Your job is to retype all of the data word for word, leaving every image out.

▶ [SOURCE DATA]
-------

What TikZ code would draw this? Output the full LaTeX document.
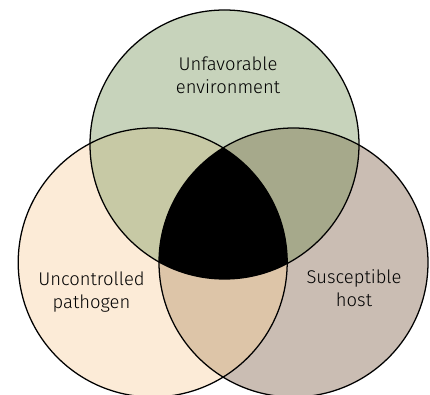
\documentclass[tikz,border=0pt]{standalone}
\usepackage{fontspec}
\setmainfont{Fira Sans}[UprightFont=* Light]
\definecolor{cTop}{HTML}{C7D3BB}
\definecolor{cLeft}{HTML}{FCEBD7}
\definecolor{cRight}{HTML}{CABDB3}
\definecolor{cTL}{HTML}{C7C9A5}
\definecolor{cTR}{HTML}{A6A98B}
\definecolor{cLR}{HTML}{DDC5A8}
\begin{document}
\begin{tikzpicture}[x=0.75pt,y=-0.75pt,
  lbl/.style={font=\fontsize{13.8}{17.3}\selectfont,align=center,text=black},
  ring/.style={draw=black,line width=0.95pt}]
\useasboundingbox (0,0) rectangle (430,395);
\def\r{134.5}
\coordinate (T) at (224.5,144.5);
\coordinate (L) at (152.7,262.5);
\coordinate (R) at (293.5,262.5);
\fill[cLeft] (L) circle[radius=\r];
\fill[cRight] (R) circle[radius=\r];
\fill[cTop] (T) circle[radius=\r];
\begin{scope}\clip (T) circle[radius=\r]; \fill[cTL] (L) circle[radius=\r];\end{scope}
\begin{scope}\clip (T) circle[radius=\r]; \fill[cTR] (R) circle[radius=\r];\end{scope}
\begin{scope}\clip (L) circle[radius=\r]; \fill[cLR] (R) circle[radius=\r];\end{scope}
\begin{scope}\clip (L) circle[radius=\r]; \clip (R) circle[radius=\r]; \fill[black] (T) circle[radius=\r];\end{scope}
\draw[ring] (T) circle[radius=\r];
\draw[ring] (L) circle[radius=\r];
\draw[ring] (R) circle[radius=\r];
\node[lbl] (env) at (228,75) {Unfavorable\\environment};
\node[lbl] (path) at (91.5,292) {Uncontrolled\\pathogen};
\node[lbl] (host) at (354,288) {Susceptible\\host};
\end{tikzpicture}
\end{document}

-------

▶ [SOLVED EXERCISE]
What TikZ code would draw this? Output the full LaTeX document.
\documentclass[tikz,border=0pt]{standalone}
\usepackage{fontspec}
\setmainfont{Fira Sans}[UprightFont=* Light]
\definecolor{cTop}{HTML}{C7D3BB}
\definecolor{cLeft}{HTML}{FCEBD7}
\definecolor{cRight}{HTML}{CABDB3}
\definecolor{cTL}{HTML}{C7C9A5}
\definecolor{cTR}{HTML}{A6A98B}
\definecolor{cLR}{HTML}{DDC5A8}
\begin{document}
\begin{tikzpicture}[x=0.75pt,y=-0.75pt,
  lbl/.style={font=\fontsize{13.8}{17.3}\selectfont,align=center,text=black},
  ring/.style={draw=black,line width=0.95pt}]
\useasboundingbox (0,0) rectangle (430,395);
\def\r{134.5}
\coordinate (T) at (224.5,144.5);
\coordinate (L) at (152.7,262.5);
\coordinate (R) at (293.5,262.5);
\fill[cLeft] (L) circle[radius=\r];
\fill[cRight] (R) circle[radius=\r];
\fill[cTop] (T) circle[radius=\r];
\begin{scope}\clip (T) circle[radius=\r]; \fill[cTL] (L) circle[radius=\r];\end{scope}
\begin{scope}\clip (T) circle[radius=\r]; \fill[cTR] (R) circle[radius=\r];\end{scope}
\begin{scope}\clip (L) circle[radius=\r]; \fill[cLR] (R) circle[radius=\r];\end{scope}
\begin{scope}\clip (L) circle[radius=\r]; \clip (R) circle[radius=\r]; \fill[black] (T) circle[radius=\r];\end{scope}
\draw[ring] (T) circle[radius=\r];
\draw[ring] (L) circle[radius=\r];
\draw[ring] (R) circle[radius=\r];
\node[lbl] (env) at (228,75) {Unfavorable\\environment};
\node[lbl] (path) at (91.5,292) {Uncontrolled\\pathogen};
\node[lbl] (host) at (354,288) {Susceptible\\host};
\end{tikzpicture}
\end{document}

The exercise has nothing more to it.